Nous vîmes aussi la tardive SpencerHillerie Attention les Dégâts en salle (ou peut-être pas, après tout), en avons gardé l'affiche bien en mémoire. Alors que le film guère (sans doute jamais revu – avec B&T on n'st jamais vraiment sur...). Idem de « La 7ème Cible », revisionnée tout dernièrement pour accompagner votre nostalgie mensuelle, cher Ed... Jugez du dévouement !
Sans nier le moins du monde l'effet bœuf que me firent alors Gremlins et Ghostbusters, j'hésite à qualifier ma rencontre de déterminante. Le nombre de visionnages fut certes relativement élevé pendant une poignée d'années (et sensiblement égal) mais ne doit pas excéder celui des doigts de la main.
Dans la vénération et dans l'ouverture de futurs boulevards (qu'ils soient sans fin ou sans issue), les deux films de bande de Coppola par exemple ont eu pour moi plus d'importance.
Enfin, sachez que j'apprécie à son inestimable valeur votre effort pour caler une de vos notes avec cette rubrique mensuelle... To be continued...
Je ne suis, messieurs, qu'à moitié de votre avis. Je n'ai jamais eu d'affection, pas même nostalgique, pour "Ghostsbusters". Par contre je partage l'enthousiasme de Mariaque pour le Joe Dante, vu deux ou trois fois de suite à sa sortie, mon premier film d'un metteur en scène que j'ai suivi depuis avec fidélité. Ça reste un grand moment de mes années 80 et qui me semble avoir bien vieillit. Les scènes du bar et cinéma, les synthès de Goldsmith et Phoebe Cates (qu'est-elle devenue ?), je ne m'en lasse pas.

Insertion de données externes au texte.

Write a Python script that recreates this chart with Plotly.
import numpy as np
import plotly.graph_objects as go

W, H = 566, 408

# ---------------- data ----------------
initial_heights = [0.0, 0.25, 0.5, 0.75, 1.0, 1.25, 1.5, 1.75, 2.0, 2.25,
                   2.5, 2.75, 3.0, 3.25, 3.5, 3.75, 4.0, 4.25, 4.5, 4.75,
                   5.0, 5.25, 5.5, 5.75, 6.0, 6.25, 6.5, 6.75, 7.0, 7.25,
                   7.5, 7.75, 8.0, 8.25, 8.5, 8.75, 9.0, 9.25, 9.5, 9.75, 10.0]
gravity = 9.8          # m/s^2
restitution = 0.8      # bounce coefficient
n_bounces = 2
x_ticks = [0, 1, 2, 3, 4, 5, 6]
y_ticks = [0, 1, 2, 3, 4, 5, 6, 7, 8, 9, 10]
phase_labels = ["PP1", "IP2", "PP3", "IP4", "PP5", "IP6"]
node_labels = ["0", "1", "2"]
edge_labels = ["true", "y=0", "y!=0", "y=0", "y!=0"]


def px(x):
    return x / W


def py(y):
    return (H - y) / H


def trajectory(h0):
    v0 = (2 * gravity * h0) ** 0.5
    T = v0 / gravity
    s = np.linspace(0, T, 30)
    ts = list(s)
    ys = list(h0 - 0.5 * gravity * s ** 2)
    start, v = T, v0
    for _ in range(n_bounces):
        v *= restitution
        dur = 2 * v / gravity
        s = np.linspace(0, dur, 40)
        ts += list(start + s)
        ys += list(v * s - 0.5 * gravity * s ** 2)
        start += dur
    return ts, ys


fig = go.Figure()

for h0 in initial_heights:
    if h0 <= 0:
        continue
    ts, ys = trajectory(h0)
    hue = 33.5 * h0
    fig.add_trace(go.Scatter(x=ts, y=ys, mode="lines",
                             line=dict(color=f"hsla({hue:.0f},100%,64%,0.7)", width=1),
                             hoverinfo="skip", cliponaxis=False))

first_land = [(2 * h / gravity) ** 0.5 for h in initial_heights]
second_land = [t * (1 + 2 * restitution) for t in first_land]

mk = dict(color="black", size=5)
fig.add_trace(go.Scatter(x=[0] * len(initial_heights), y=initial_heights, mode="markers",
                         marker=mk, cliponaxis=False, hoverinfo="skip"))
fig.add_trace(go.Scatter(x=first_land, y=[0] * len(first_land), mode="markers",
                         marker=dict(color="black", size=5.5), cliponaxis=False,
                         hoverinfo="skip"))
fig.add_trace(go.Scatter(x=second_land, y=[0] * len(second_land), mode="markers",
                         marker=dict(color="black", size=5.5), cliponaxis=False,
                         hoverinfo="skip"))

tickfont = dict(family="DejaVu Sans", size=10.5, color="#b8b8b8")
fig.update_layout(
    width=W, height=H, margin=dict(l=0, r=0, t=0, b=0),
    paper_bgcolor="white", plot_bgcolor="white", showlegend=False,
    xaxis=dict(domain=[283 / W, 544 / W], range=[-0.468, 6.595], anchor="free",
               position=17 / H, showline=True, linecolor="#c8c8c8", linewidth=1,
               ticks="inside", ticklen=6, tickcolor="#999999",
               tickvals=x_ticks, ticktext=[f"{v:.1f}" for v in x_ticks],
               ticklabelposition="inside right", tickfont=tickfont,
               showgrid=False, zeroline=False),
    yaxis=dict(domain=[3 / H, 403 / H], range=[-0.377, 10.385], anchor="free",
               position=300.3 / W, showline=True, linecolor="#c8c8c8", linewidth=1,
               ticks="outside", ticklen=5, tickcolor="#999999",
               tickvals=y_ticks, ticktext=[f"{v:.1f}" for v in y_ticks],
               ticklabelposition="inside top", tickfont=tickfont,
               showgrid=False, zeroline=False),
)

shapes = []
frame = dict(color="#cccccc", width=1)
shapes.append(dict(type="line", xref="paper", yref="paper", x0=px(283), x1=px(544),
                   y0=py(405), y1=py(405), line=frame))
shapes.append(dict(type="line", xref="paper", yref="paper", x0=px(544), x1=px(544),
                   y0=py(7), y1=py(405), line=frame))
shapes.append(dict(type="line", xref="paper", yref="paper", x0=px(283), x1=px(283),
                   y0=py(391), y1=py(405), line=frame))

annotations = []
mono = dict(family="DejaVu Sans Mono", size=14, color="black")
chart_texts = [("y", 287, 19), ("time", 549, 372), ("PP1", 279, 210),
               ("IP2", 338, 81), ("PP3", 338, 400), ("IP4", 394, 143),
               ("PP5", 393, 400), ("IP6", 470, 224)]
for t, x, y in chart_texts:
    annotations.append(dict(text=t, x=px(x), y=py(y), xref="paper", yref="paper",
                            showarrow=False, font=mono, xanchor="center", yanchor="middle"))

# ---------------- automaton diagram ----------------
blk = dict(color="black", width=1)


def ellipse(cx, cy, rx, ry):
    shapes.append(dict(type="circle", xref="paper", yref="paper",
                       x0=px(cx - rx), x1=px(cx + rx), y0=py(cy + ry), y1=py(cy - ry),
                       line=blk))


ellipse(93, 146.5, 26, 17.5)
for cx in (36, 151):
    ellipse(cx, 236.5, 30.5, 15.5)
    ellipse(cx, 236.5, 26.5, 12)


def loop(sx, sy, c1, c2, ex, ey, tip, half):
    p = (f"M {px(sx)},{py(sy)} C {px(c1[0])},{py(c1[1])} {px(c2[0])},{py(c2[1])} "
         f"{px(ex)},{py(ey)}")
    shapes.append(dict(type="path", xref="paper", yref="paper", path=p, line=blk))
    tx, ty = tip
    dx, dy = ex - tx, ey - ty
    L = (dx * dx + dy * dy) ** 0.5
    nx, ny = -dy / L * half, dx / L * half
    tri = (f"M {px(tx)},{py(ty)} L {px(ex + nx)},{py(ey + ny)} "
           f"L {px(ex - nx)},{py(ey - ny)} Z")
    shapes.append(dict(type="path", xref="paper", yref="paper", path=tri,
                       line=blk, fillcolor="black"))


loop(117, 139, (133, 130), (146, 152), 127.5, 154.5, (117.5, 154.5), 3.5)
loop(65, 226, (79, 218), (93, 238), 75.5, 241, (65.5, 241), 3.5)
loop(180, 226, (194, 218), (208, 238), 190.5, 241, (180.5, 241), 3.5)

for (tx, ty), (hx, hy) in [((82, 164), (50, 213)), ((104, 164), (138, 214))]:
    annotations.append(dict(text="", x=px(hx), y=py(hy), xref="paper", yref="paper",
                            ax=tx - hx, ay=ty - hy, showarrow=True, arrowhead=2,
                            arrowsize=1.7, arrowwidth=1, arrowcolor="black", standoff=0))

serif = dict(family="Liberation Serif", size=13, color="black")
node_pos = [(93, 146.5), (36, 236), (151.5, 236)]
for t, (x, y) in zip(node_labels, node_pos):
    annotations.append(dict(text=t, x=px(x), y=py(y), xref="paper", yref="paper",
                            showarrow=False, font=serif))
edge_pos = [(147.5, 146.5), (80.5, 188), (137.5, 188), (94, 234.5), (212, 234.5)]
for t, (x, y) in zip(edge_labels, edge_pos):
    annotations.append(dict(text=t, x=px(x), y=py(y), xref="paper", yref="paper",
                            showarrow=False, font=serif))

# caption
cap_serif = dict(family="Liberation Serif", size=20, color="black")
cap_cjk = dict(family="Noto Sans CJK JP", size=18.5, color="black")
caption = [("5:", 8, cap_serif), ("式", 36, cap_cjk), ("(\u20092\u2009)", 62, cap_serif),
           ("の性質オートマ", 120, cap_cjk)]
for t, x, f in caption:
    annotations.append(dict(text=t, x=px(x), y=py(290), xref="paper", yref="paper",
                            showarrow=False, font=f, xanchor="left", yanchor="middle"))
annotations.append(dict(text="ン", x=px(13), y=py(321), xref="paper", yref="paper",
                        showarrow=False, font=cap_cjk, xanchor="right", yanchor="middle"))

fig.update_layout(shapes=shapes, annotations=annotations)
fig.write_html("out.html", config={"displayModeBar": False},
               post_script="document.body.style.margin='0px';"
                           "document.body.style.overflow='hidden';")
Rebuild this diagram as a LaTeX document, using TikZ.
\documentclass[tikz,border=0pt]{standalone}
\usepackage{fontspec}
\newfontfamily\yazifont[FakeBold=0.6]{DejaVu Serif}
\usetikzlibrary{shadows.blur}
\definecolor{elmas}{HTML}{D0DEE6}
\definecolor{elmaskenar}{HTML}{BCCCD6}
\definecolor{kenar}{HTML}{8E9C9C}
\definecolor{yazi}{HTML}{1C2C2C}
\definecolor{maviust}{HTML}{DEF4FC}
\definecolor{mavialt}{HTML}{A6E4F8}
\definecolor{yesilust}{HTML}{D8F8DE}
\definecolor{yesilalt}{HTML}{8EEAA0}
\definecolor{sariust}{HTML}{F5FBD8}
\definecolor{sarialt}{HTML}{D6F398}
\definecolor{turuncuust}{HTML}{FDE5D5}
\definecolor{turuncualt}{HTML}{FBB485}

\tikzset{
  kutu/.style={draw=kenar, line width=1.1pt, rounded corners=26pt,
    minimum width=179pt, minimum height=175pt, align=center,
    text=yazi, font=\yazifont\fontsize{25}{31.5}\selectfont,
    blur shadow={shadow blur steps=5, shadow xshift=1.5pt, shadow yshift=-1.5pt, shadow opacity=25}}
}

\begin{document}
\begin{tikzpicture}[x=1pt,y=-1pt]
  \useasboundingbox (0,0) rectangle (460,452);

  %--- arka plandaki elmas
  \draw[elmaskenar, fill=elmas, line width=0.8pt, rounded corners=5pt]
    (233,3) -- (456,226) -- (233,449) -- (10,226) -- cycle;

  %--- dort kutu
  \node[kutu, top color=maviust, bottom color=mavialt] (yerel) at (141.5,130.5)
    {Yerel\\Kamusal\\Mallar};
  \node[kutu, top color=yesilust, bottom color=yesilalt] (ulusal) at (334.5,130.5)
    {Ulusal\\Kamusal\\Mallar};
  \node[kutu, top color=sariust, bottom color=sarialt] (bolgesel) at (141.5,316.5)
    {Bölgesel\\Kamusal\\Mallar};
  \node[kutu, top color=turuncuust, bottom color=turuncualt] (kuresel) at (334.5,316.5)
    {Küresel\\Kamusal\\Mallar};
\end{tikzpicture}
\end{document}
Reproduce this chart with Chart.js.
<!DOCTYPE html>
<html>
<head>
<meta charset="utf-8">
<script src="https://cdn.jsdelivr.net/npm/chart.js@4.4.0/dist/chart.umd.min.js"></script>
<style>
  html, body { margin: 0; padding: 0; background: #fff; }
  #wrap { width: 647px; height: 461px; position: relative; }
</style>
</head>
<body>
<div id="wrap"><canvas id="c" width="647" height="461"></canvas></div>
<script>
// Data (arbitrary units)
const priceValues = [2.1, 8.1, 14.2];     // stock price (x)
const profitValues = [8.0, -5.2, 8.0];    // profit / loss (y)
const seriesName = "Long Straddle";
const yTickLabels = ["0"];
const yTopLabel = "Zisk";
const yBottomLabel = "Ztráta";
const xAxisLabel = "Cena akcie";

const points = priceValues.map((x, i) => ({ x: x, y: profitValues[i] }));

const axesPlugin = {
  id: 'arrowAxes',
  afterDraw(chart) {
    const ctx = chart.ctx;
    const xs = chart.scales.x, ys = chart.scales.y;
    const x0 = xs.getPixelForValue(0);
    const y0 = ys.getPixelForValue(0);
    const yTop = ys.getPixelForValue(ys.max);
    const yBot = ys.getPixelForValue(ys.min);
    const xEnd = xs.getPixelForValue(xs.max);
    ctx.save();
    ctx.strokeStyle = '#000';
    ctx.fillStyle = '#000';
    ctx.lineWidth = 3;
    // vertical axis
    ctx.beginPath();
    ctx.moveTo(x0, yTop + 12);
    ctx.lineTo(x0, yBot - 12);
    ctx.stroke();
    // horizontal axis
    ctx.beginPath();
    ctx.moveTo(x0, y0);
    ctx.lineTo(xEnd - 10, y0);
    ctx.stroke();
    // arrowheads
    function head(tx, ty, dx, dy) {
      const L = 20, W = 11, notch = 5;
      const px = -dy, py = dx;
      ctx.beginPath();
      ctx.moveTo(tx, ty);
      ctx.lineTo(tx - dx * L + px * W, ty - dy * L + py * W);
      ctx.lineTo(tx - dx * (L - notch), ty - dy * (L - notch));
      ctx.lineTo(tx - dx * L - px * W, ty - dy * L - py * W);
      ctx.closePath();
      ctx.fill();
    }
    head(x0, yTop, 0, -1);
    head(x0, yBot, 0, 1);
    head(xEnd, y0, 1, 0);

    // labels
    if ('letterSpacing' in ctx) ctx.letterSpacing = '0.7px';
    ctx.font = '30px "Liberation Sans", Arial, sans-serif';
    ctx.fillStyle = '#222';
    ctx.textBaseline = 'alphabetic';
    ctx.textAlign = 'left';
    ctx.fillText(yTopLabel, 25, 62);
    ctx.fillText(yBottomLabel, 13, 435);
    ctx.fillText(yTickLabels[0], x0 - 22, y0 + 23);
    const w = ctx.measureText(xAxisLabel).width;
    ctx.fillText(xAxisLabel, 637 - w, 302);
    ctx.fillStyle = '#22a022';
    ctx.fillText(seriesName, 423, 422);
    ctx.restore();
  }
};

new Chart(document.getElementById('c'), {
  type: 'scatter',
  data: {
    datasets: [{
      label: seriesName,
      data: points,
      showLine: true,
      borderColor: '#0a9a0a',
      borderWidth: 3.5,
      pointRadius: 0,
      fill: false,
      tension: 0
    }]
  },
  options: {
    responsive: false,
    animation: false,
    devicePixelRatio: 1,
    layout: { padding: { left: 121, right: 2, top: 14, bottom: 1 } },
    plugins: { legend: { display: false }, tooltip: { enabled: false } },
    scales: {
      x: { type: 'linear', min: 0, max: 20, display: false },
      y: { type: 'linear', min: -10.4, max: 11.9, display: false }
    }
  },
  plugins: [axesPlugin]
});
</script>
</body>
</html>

Sinon, comme toi, Ed, le Spencer Hill fut le dernier (Clucher est l'homme des Trinita). La formule était en bout de course. Le Mattei est très drôle, si tu as l'occasion.
Souvenir encore du "Réveillon chez Bob" avec Bedos et Rochefort, j'aimerais bien y rejeter un œil à l'occasion. Pas contre, j'avais été voir le Chouraqui pour Deneuve, qui était dans sa période très belle femme accomplie, mais j'aurais trop peur de revoir et d'écouter ce film. Lambert a réussi l'exploit de me gâcher rétrospectivement tout ce qu'il avait pu faire de bien.
Aucune envie, effectivement Vincent, de revoir "Paroles et musique". Je crois bien que le film paraissait déjà démodé au moment où il a été fait... En fait, à son propos, je ne me rappelle de rien de précis.
Pour ce qui est des Hill/Spencer, il y a l'année suivante "Les superflics de Miami", dernier de la série et que j'avais soigneusement évité.